Validate records using an LLM and drop or flag invalid ones:

from agora.middlewares.ai.validate import AIValidateMiddleware

pipeline.pipe(AIValidateMiddleware(
    provider=my_provider,
    prompt_template="Is this a valid address: {address}? Return JSON: {\"valid\": true/false}",
))

AITranslateMiddleware

Translate text fields to a target language:

from agora.middlewares.ai.translate import AITranslateMiddleware

pipeline.pipe(AITranslateMiddleware(
    provider=my_provider,
    source_field="description",
    target_language="English",
    output_field="description_en",
))

AIBatchMiddleware

Amortize LLM costs by batching multiple records into a single API call. The LLM response must be a JSON array of the same length as the input batch.

from agora.middlewares.ai.batch import AIBatchMiddleware

pipeline.pipe(AIBatchMiddleware(
    provider=my_provider,
    prompt_fn=lambda records: (
        f"Enrich {len(records)} records. "
        f"Return a JSON array of same length. Input: {json.dumps(records)}"
    ),
    output_fields=["summary", "tags"],
    batch_size=20,
    flush_timeout_ms=500,
))

Custom middleware

Subclass Middleware[T, U] and implement process():

from agora.core.middleware import Middleware
from agora.core.context import PipelineContext

class NormalizeMiddleware(Middleware[RawRecord, CleanRecord]):
    name = "normalize"

    async def process(self, record: RawRecord, ctx: PipelineContext) -> CleanRecord | None:
        if not record.name:
            return None   # drop the record
        return CleanRecord(
            id=record.id,
            name=record.name.strip().lower(),
        )

Return None to drop the record. Raise an exception to route it to the DLQ.

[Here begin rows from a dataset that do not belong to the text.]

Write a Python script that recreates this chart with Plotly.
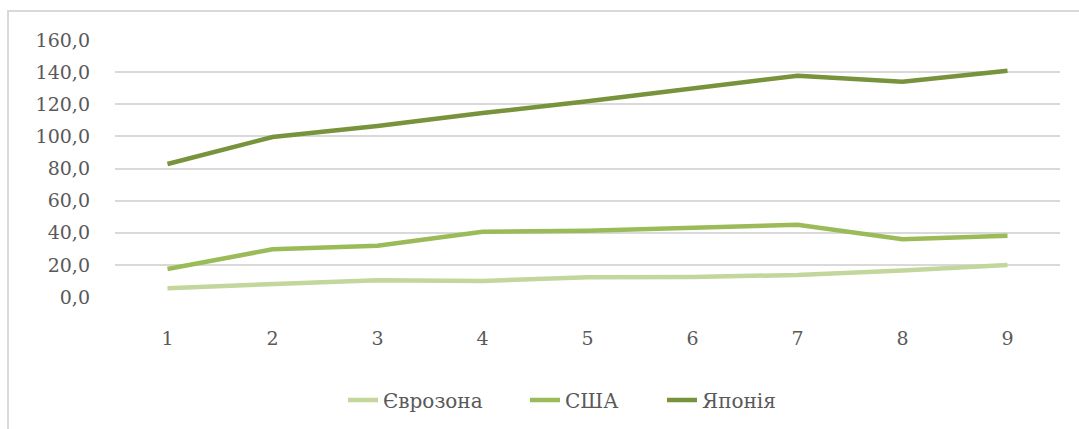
import plotly.graph_objects as go

categories = ["1", "2", "3", "4", "5", "6", "7", "8", "9"]
eurozone = [5.5, 8.0, 10.5, 10.0, 12.3, 12.5, 13.7, 16.5, 19.9]
usa = [17.4, 29.7, 31.9, 40.6, 41.3, 42.8, 45.0, 36.0, 38.2]
japan = [82.8, 99.6, 106.4, 114.5, 121.8, 129.5, 137.8, 134.0, 140.8]
series_names = ["Єврозона", "США", "Японія"]
colors = ["#C3D69B", "#9BBB59", "#77933C"]

W, H = 1079, 429
L, R, T, B = 115, 19, 40, 132
pw, ph = W - L - R, H - T - B
FONT = "DejaVu Serif"
legend_ids = ["legend", "legend2", "legend3"]
legend_left_px = [343, 525, 662]

fig = go.Figure()
for name, vals, col, lid in zip(series_names, [eurozone, usa, japan], colors, legend_ids):
    fig.add_trace(go.Scatter(
        x=categories, y=vals, name=name, mode="lines",
        line=dict(color=col, width=4.5), legend=lid,
    ))

legend_layout = {}
for lid, px in zip(legend_ids, legend_left_px):
    legend_layout[lid] = dict(
        orientation="h", x=(px - L) / pw, xanchor="left",
        y=(H - B - 400) / ph, yanchor="middle",
        font=dict(family=FONT, size=20, color="#595959"),
        bgcolor="rgba(0,0,0,0)",
    )

fig.update_layout(
    width=W, height=H,
    margin=dict(l=L, r=R, t=T, b=B, autoexpand=False),
    paper_bgcolor="white", plot_bgcolor="white",
    font=dict(family=FONT, size=19, color="#595959"),
    showlegend=True,
    xaxis=dict(
        type="category", range=[-0.5, 8.5],
        showgrid=False, zeroline=False, showline=False,
        ticks="", ticklabelstandoff=28,
        tickfont=dict(family=FONT, size=19, color="#595959"),
    ),
    yaxis=dict(
        range=[0, 160], dtick=20, tick0=0, tickformat=".1f",
        showgrid=True, gridcolor="#D9D9D9", gridwidth=1.5,
        zeroline=False, showline=False, ticks="", ticklabelstandoff=24,
        tickfont=dict(family=FONT, size=19, color="#595959"),
    ),
    separators=", ",
    shapes=[dict(
        type="rect", xref="paper", yref="paper",
        x0=(8 - L) / pw, x1=(W + 20 - L) / pw,
        y0=(H - B - (H + 20)) / ph, y1=(H - B - 11) / ph,
        line=dict(color="#D9D9D9", width=2), fillcolor="rgba(0,0,0,0)",
        layer="below",
    )],
    **legend_layout,
)

fig.write_html("out.html")
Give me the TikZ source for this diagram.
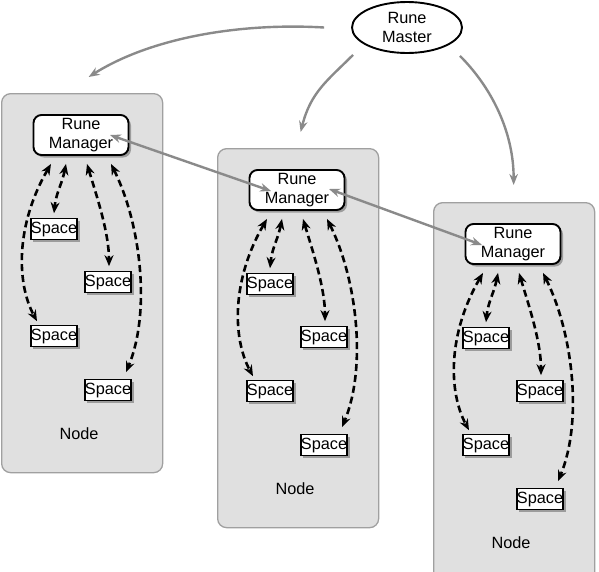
\documentclass[tikz,border=0pt]{standalone}
\usepackage{fontspec}
\setmainfont{Liberation Sans}
\usetikzlibrary{arrows.meta,shadows,shapes.geometric}
\definecolor{boxgray}{HTML}{E0E0E0}
\definecolor{boxline}{HTML}{A0A0A0}
\definecolor{arrgray}{HTML}{8A8A8A}
\begin{document}
\begin{tikzpicture}[x=1pt,y=-1pt,
  nodebox/.style={draw=boxline, fill=boxgray, rounded corners=9pt, line width=1.3pt,
    minimum width=161pt, minimum height=379pt, anchor=north west, inner sep=0pt},
  txt/.style={font=\fontsize{16.3}{18.5}\selectfont},
  manager/.style={txt, draw, line width=1.9pt, fill=white, rounded corners=8pt,
    minimum width=95pt, minimum height=40pt, align=center, inner sep=1pt,
    drop shadow={shadow xshift=2.5pt, shadow yshift=-2.5pt, fill=black, opacity=0.3}},
  spacebox/.style={txt, draw, line width=1.6pt, fill=white, minimum width=46pt,
    minimum height=21pt, inner sep=0pt,
    drop shadow={shadow xshift=2.5pt, shadow yshift=-2.5pt, fill=black, opacity=0.3}},
  master/.style={txt, draw, ellipse, line width=1.9pt, fill=white, minimum width=110pt,
    minimum height=51pt, align=center, inner sep=0pt},
  dasharrow/.style={line width=2.6pt, dash pattern=on 7pt off 4pt,
    {Stealth[length=11pt,width=9pt]}-{Stealth[length=11pt,width=9pt]}},
  grayarrow/.style={draw=arrgray, line width=2.4pt, -{Stealth[length=11pt,width=8.5pt]}},
  graydbl/.style={draw=arrgray, line width=2.4pt,
    {Stealth[length=11pt,width=8.5pt]}-{Stealth[length=11pt,width=8.5pt]}}
]
\clip (0,0) rectangle (599,571);
\useasboundingbox (0,0) rectangle (599,571);

\foreach \i/\ox/\oy in {1/1/93, 2/217/148, 3/433/202} {
  \node[nodebox] (box\i) at (\ox,\oy) {};
  \begin{scope}[shift={(\ox,\oy)}]
    \node[manager] (rm\i) at (80,42) {Rune\\Manager};
    \node[spacebox] (sa\i) at (53,136) {Space};
    \node[spacebox] (sb\i) at (107,189) {Space};
    \node[spacebox] (sc\i) at (53,243) {Space};
    \node[spacebox] (sd\i) at (107,297) {Space};
    \node[txt] (lbl\i) at (78,341) {Node};
    \draw[dasharrow] ([xshift=-15pt,yshift=-8pt]rm\i.south)
      .. controls +(-4,20) and +(2,-20) .. ([yshift=4.5pt]sa\i.north);
    \draw[dasharrow] ([xshift=-30pt,yshift=-8pt]rm\i.south)
      .. controls +(-35,60) and +(-21,-39) .. ([xshift=-17pt,yshift=3.5pt]sc\i.north);
    \draw[dasharrow] ([xshift=6pt,yshift=-8pt]rm\i.south)
      .. controls +(9,30) and +(0,-34) .. ([xshift=1pt,yshift=4.5pt]sb\i.north);
    \draw[dasharrow] ([xshift=30pt,yshift=-8pt]rm\i.south)
      .. controls +(30,60) and +(25,-60) .. ([xshift=18pt,yshift=6.5pt]sd\i.north);
  \end{scope}
}

\node[master] (mst) at (407,27.5) {Rune\\Master};

\draw[grayarrow] ([xshift=-27pt]mst.west)
  .. controls +(-85,-5) and +(62,-39) .. ([xshift=6.5pt,yshift=16pt]box1.north);
\draw[grayarrow] ([xshift=-54pt,yshift=-1pt]mst.south)
  .. controls +(-25,25) and +(10,-40) .. ([xshift=2.5pt,yshift=16pt]box2.north);
\draw[grayarrow] ([xshift=53pt,yshift=-2pt]mst.south)
  .. controls +(30,30) and +(0,-55) .. ([xshift=-0.5pt,yshift=17pt]box3.north);

\draw[graydbl] ([xshift=29pt]rm1.center) -- ([xshift=-26pt,yshift=-1pt]rm2.center);
\draw[graydbl] ([xshift=32pt,yshift=1pt]rm2.center) -- ([xshift=-31pt,yshift=-1pt]rm3.center);
\end{tikzpicture}
\end{document}
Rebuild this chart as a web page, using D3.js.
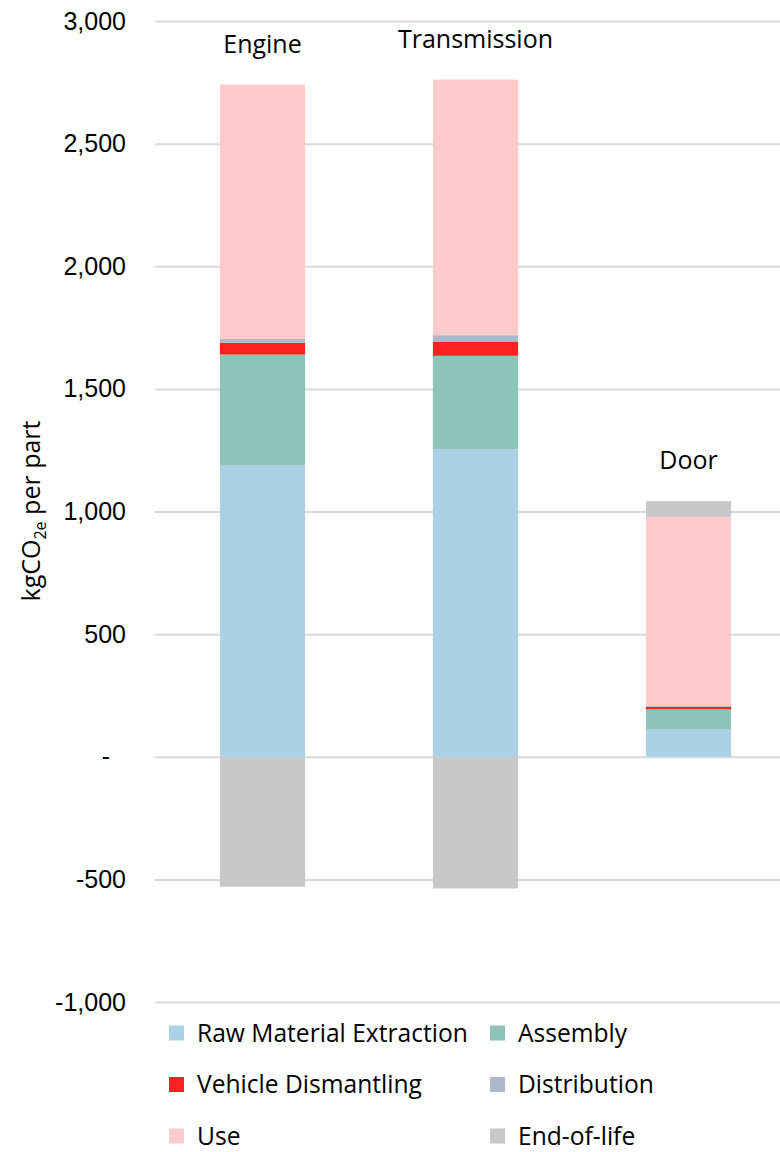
<!DOCTYPE html>
<html>
<head>
<meta charset="utf-8">
<script src="https://cdn.jsdelivr.net/npm/d3@7"></script>
<style>
  body { margin: 0; background: #fff; }
  svg { font-family: "Open Sans", sans-serif; }
  .grid line { stroke: #d9d9d9; stroke-width: 2; }
  .tick text { font-size: 25px; fill: #000; }
</style>
</head>
<body>
<div id="chart"></div>
<script>
// data (kgCO2e per part)
const categories = ["Engine", "Transmission", "Door"];
const stages = ["Raw Material Extraction", "Assembly", "Vehicle Dismantling", "Distribution", "Use", "End-of-life"];
const rawMaterial = [1187, 1253, 111];
const assembly = [453, 382, 82];
const dismantling = [48, 58, 11];
const distribution = [17, 26, 5];
const use = [1036, 1042, 769];
const endOfLife = [-530, -537, 64];
const yTicks = [-1000, -500, 0, 500, 1000, 1500, 2000, 2500, 3000];
const colors = ["#abd1e6", "#8dc3b9", "#ff2020", "#adb9cb", "#ffcaca", "#c8c8c8"];

const series = [rawMaterial, assembly, dismantling, distribution, use, endOfLife];
const rows = categories.map((c, i) => {
  const r = { cat: c };
  stages.forEach((s, k) => r[s] = series[k][i]);
  return r;
});

const width = 780, height = 1152;
const svg = d3.select("#chart").append("svg")
  .attr("width", width)
  .attr("height", height);

const x = d3.scaleBand()
  .domain(categories)
  .range([156, 795])
  .paddingInner(0.6)
  .paddingOuter(0.3);

const y = d3.scaleLinear()
  .domain([-1000, 3000])
  .range([1002, 21]);

// gridlines + tick labels (excel accounting style: 0 shown as "-")
const fmt = d3.format(",");
const axis = svg.append("g")
  .attr("class", "grid")
  .attr("transform", "translate(155,0)")
  .call(d3.axisLeft(y)
    .tickValues(yTicks)
    .tickSize(-(width - 155))
    .tickPadding(29)
    .tickFormat(d => d === 0 ? "-" : fmt(d).replace("\u2212", "-")));
axis.select(".domain").remove();
axis.selectAll(".tick text").filter(d => d === 0).attr("dx", -16);

// stacked bars
const stack = d3.stack().keys(stages).offset(d3.stackOffsetDiverging);
const layers = stack(rows);

svg.append("g").selectAll("g")
  .data(layers)
  .join("g")
  .attr("fill", (d, i) => colors[i])
  .selectAll("rect")
  .data(d => d)
  .join("rect")
  .attr("x", d => x(d.data.cat))
  .attr("width", x.bandwidth())
  .attr("y", d => y(Math.max(d[0], d[1])))
  .attr("height", d => Math.abs(y(d[0]) - y(d[1])));

// category labels above each bar
const tops = rows.map(r => d3.sum(stages, s => Math.max(0, r[s])));
svg.append("g").selectAll("text")
  .data(categories)
  .join("text")
  .attr("x", d => x(d) + x.bandwidth() / 2)
  .attr("y", (d, i) => y(tops[i]) - 32)
  .attr("text-anchor", "middle")
  .attr("font-size", 25)
  .text(d => d);

// y axis title
const title = svg.append("text")
  .attr("transform", "translate(40,511) rotate(-90)")
  .attr("text-anchor", "middle")
  .attr("font-size", 25);
title.append("tspan").text("kgCO");
title.append("tspan").attr("font-size", 16).attr("dy", 6).text("2e");
title.append("tspan").attr("dy", -6).text(" per part");

// legend
const legend = svg.append("g").selectAll("g")
  .data(stages)
  .join("g")
  .attr("transform", (d, i) => `translate(${i % 2 ? 490 : 169},${1033 + Math.floor(i / 2) * 51.5})`);
legend.append("rect")
  .attr("y", -7.5)
  .attr("width", 15)
  .attr("height", 15)
  .attr("fill", (d, i) => colors[i]);
legend.append("text")
  .attr("x", 28)
  .attr("dy", "0.35em")
  .attr("font-size", 24.6)
  .text(d => d);
</script>
</body>
</html>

Override on_start() and on_stop() for setup and teardown:

    async def on_start(self, ctx: PipelineContext) -> None:
        self._client = await create_client()

    async def on_stop(self, ctx: PipelineContext) -> None:
        await self._client.close()

Custom AI middleware

Subclass AIMiddleware[T]:

from agora.middlewares.ai.base import AIMiddleware

class SentimentMiddleware(AIMiddleware[Review]):
    name = "sentiment"

    async def process(self, record: Review, ctx: PipelineContext) -> Review | None:
        try:
            prompt = self._render_prompt(
                "Analyze sentiment of: {text}. Return JSON: {\"sentiment\": \"positive|negative|neutral\"}",
                record,
            )
            resp = await self._cached_complete(prompt, ctx=ctx)
            data = self._parse_json(resp.content)
            return record.model_copy(update=data)
        except Exception as exc:
            return await self._handle_error(exc, record, ctx)

Always pass ctx=ctx to _cached_complete() — it is required for AI metrics tracking.